──────── Source material

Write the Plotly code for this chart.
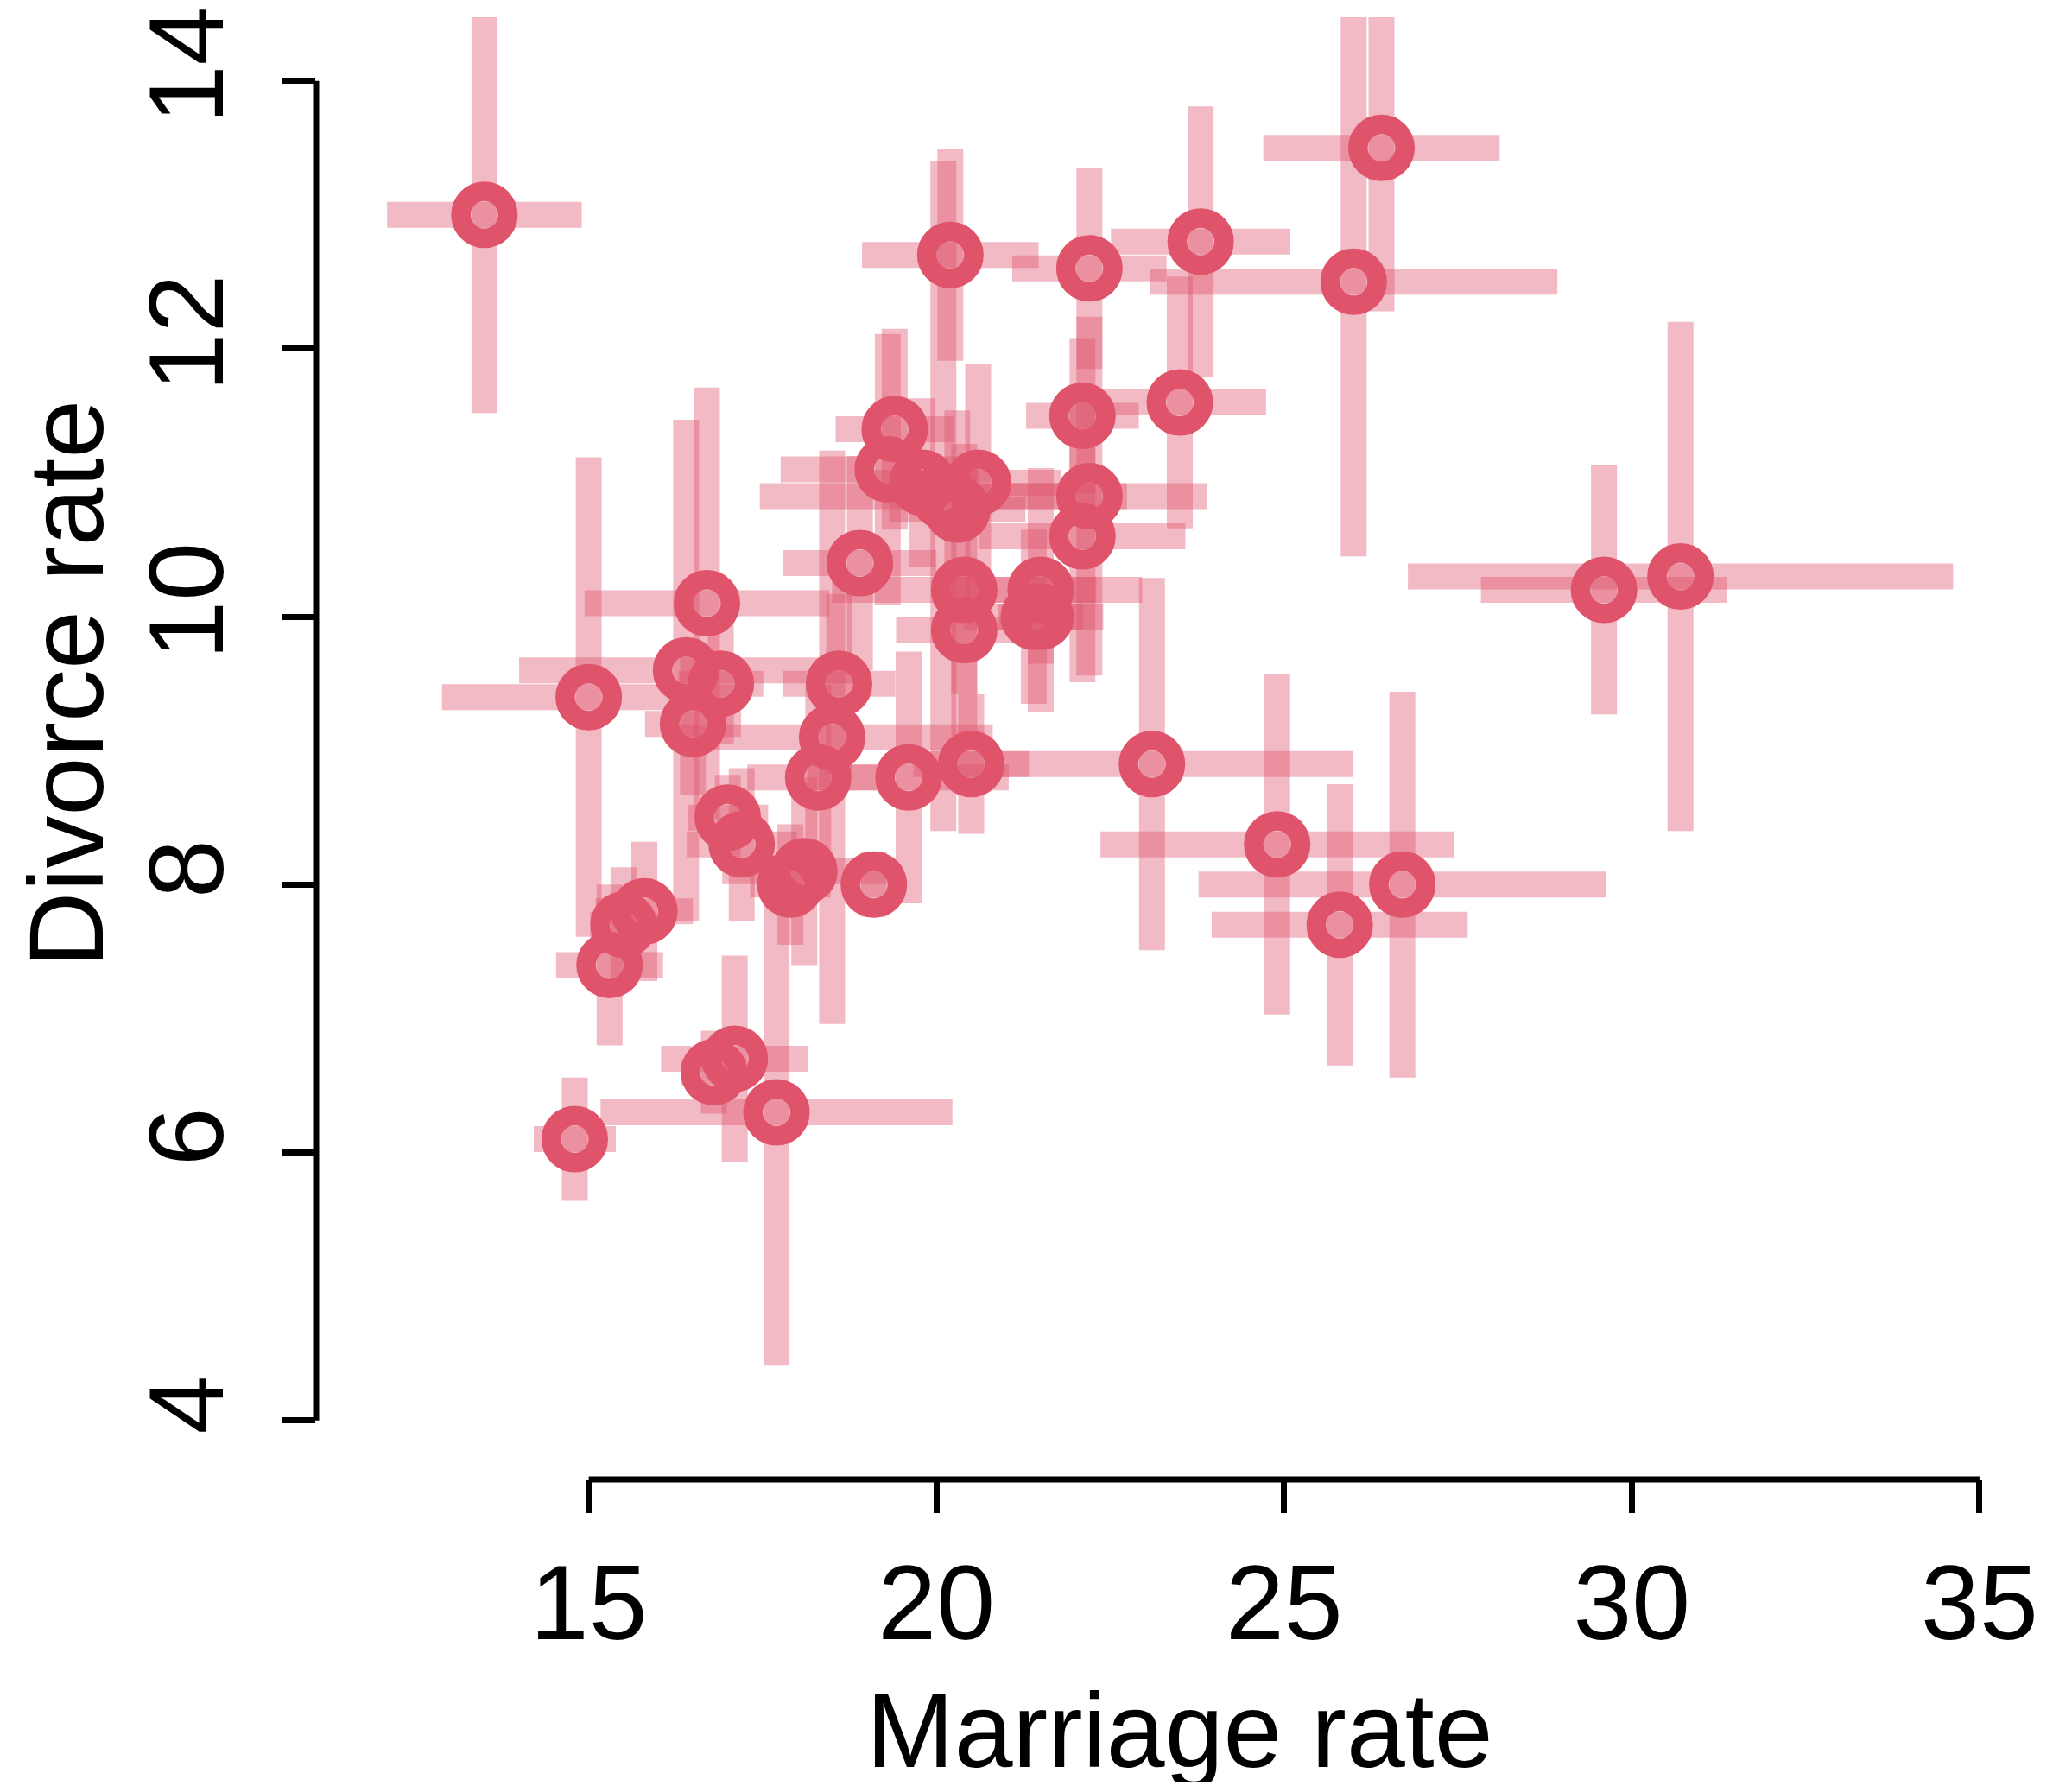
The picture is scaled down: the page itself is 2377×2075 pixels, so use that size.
import plotly.graph_objects as go

# WaffleDivorce data: marriage rate / divorce rate with standard errors
states = ["AL","AK","AZ","AR","CA","CO","CT","DE","DC","FL","GA","HI","ID","IL","IN","IA","KS","KY","LA","ME",
          "MD","MA","MI","MN","MS","MO","MT","NE","NH","NJ","NM","NY","NC","ND","OH","OK","OR","PA","RI","SC",
          "SD","TN","TX","UT","VT","VA","WA","WV","WI","WY"]
marriage = [20.2,26.0,20.3,26.4,19.1,23.5,17.1,23.1,17.7,17.0,22.1,24.9,25.8,17.9,19.8,21.5,22.1,22.2,20.6,13.5,
            18.3,15.8,16.5,15.3,19.3,18.6,18.5,19.6,16.7,14.8,20.4,16.8,20.4,26.7,16.9,23.8,18.9,15.5,15.0,18.1,
            20.1,19.4,21.5,29.6,16.4,20.5,21.4,22.2,17.2,30.7]
marriage_se = [1.27,2.93,0.98,1.70,0.39,1.24,1.06,2.89,2.53,0.58,0.81,2.54,1.84,0.58,0.81,1.46,1.48,1.11,1.19,1.40,
               1.02,0.70,0.69,0.77,1.54,0.81,2.31,1.44,1.76,0.59,1.90,0.47,0.98,2.93,0.61,1.29,1.10,0.48,2.11,1.18,
               2.64,0.85,0.61,1.77,2.40,0.83,1.00,1.69,0.79,3.92]
divorce = [12.7,12.5,10.8,13.5,8.0,11.6,6.7,8.9,6.3,8.5,11.5,8.3,7.7,8.0,11.0,10.2,10.6,12.6,11.0,13.0,
           8.8,7.8,9.2,7.4,11.1,9.5,9.1,8.8,10.1,6.1,10.2,6.6,9.9,8.0,9.5,12.8,10.4,7.7,9.4,8.1,
           10.9,11.4,10.0,10.2,9.6,8.9,10.0,10.9,8.3,10.3]
divorce_se = [0.79,2.05,0.74,1.22,0.24,0.94,0.77,1.39,1.89,0.32,0.58,1.27,1.05,0.45,0.63,0.91,1.09,0.75,0.89,1.48,
              0.69,0.52,0.53,0.60,1.01,0.67,2.14,0.94,1.61,0.46,1.09,0.31,0.48,1.44,0.45,1.01,0.80,0.43,1.79,0.70,
              2.50,0.75,0.35,0.93,1.87,0.52,0.65,1.34,0.57,1.90]

x_ticks = [15, 20, 25, 30, 35]
y_ticks = [4, 6, 8, 10, 12, 14]

RED = "#DF536B"
BAR = "rgba(223,83,107,0.4)"
FONT = "Liberation Sans, Arial, Helvetica, sans-serif"

fig = go.Figure()
fig.add_trace(go.Scatter(
    x=marriage, y=divorce, mode="markers", text=states,
    marker=dict(symbol="circle-open", size=54.5, color=RED,
                line=dict(width=22.5, color=RED)),
    error_x=dict(type="data", array=marriage_se, visible=True, color=BAR, thickness=30, width=0),
    error_y=dict(type="data", array=divorce_se, visible=True, color=BAR, thickness=30, width=0),
    showlegend=False,
))

fig.update_layout(
    width=2361, height=2059,
    margin=dict(l=358, r=3, t=0, b=354, pad=0),
    plot_bgcolor="white", paper_bgcolor="white",
    font=dict(family=FONT, size=122, color="black"),
    xaxis=dict(range=[11.08, 35.92], tickvals=x_ticks, ticktext=[str(v) for v in x_ticks],
               ticks="outside", ticklen=38, tickwidth=7, tickcolor="black",
               showgrid=False, zeroline=False, showline=False, ticklabeloverflow="allow",
               tickfont=dict(size=122, family=FONT)),
    yaxis=dict(range=[3.56, 14.475], tickvals=y_ticks, ticktext=[str(v) for v in y_ticks],
               ticks="outside", ticklen=38, tickwidth=7, tickcolor="black",
               showgrid=False, zeroline=False, showline=False, tickangle=-90,
               ticklabeloverflow="allow", ticklabelstandoff=20,
               tickfont=dict(size=122, family=FONT)),
    shapes=[
        dict(type="line", xref="x", yref="paper", x0=x_ticks[0], x1=x_ticks[-1], y0=0, y1=0,
             line=dict(color="black", width=7), layer="above"),
        dict(type="line", xref="paper", yref="y", x0=0, x1=0, y0=y_ticks[0], y1=y_ticks[-1],
             line=dict(color="black", width=7), layer="above"),
    ],
    annotations=[
        dict(text="Marriage rate", xref="paper", yref="paper", x=0.5, y=-0.1718,
             xanchor="center", yanchor="middle", showarrow=False, height=118, valign="middle",
             font=dict(size=122, family=FONT)),
        dict(text="Divorce rate", xref="paper", yref="y", x=-0.1445, y=9.5,
             xanchor="center", yanchor="middle", showarrow=False, textangle=-90,
             height=118, valign="middle",
             font=dict(size=122, family=FONT)),
    ],
)

fig.write_html("out.html")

────────────────

What the task requires >> Take the lines from the start of the material to the line with "import plotly.graph_objects as go", both included, and transcribe them exactly without the pictures.

Answer for this exercise >>
Write the Plotly code for this chart.
The picture is scaled down: the page itself is 2377×2075 pixels, so use that size.
import plotly.graph_objects as go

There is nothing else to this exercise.